Grace in the End. A Study in Deuteronomic Theology Studies in Old Testament Biblical TheologyWritten by J. Gordon McConville Reviewed By Richard S. Hess
McConville examines the history of Deuteronomic studies and the impact of Deuteronomic theology on the theology on the Deuteronomic history (Joshua, Judges, 1 and 2 Samuel, 1 and 2 Kings) and the New Testament. He observes the tendency to locate the book either in a north Israelite origin or in a south Jerusalem context. In the former situation, it becomes a prophetic critique against established religion. In the latter case, it is a conservative argument for the centralisation of cult and worship in Jerusalem. McConville argues that the controversy between northern and southern origins for the book dissolves when it is set in a context before the Monarchy. The supposed conflict between law and grace also disappears when the reader understands the priority of God’s promises throughout. Although the critique is prophetic in aspects, its polemic against Canaanite religion does not resemble that of the prophets of the Monarchy.

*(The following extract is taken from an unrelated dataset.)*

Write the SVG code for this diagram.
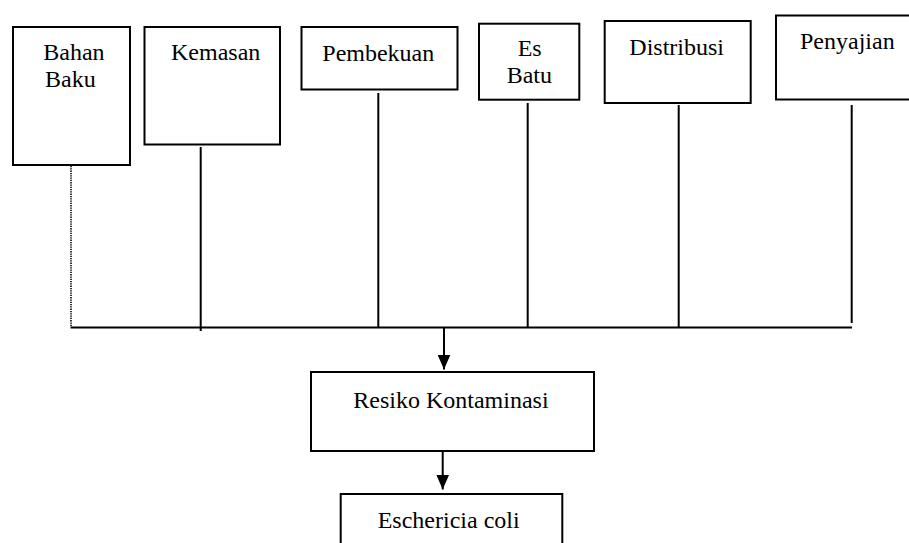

It is not a distortion of true worship but a worship of other deities that preoccupies Deuteronomy. McConville accepts the close formal similarities of Deuteronomy with second millennium bc treaties and legal collections. He argues that the internal arguments do not compel a late date for the work.
McConville examines each of the books of the Deuteronomistic history in the light of recent discussion. For example, Webb and Klein have demonstrated the literary unity of Judges. Judges 18:31 describes the erection of a shrine in competition with the central sanctuary at Shiloh (Jo. 18:1). It symbolises the loosening of Israel’s hold on the land, as seen throughout this book. Referring to recent literary studies of the books of Samuel, McConville emphasises the ambiguity of the kingship as something the people demand but do not receive as they had expected, and the role of the ‘appendix’ (2 Sa. 21–24) to liken the failure of David to that of Saul and to question whether the promise to David (2 Sa. 7) can provide a permanent blessing for Israel. Deuteronomy influences 1 and 2 Kings in its critique of the monarchy (Deut. 17). For McConville, these historical texts play out the drama in deliberate ambiguities, in which kings rebel against the authority of the divine law. Even in figures such as Hezekiah and Josiah, the text anticipates the ultimate failure of their reforms in the prophetic judgments that accompany their reforms. The warnings of Deuteronomy (8:10–20) lead to the exile as a precondition for a secure relationship between God and his people (30:1–10).
McConville observes how God’s sovereignty and freedom limit the powers of Israel’s kings and priests. Crucial to the election of the people and their covenant relationship with God are the requirements of the law. Yet, their inability to fulfill the demands of the law frustrates the full realisation of the covenant. Thus God’s command to ‘Circumcise your hearts’ (10:16) becomes the promise that he will circumcise the hearts of Israel (30:6).
Finally, McConville applies the work of Deuteronomy to New Testament ethical (slavery and wealth) and theological (‘life’, covenant, heart response) concerns. The result is a useful summary of recent scholarship on Deuteronomic theology and the Deuteronomic History, as well as an appreciation of the primary theological themes found in these texts.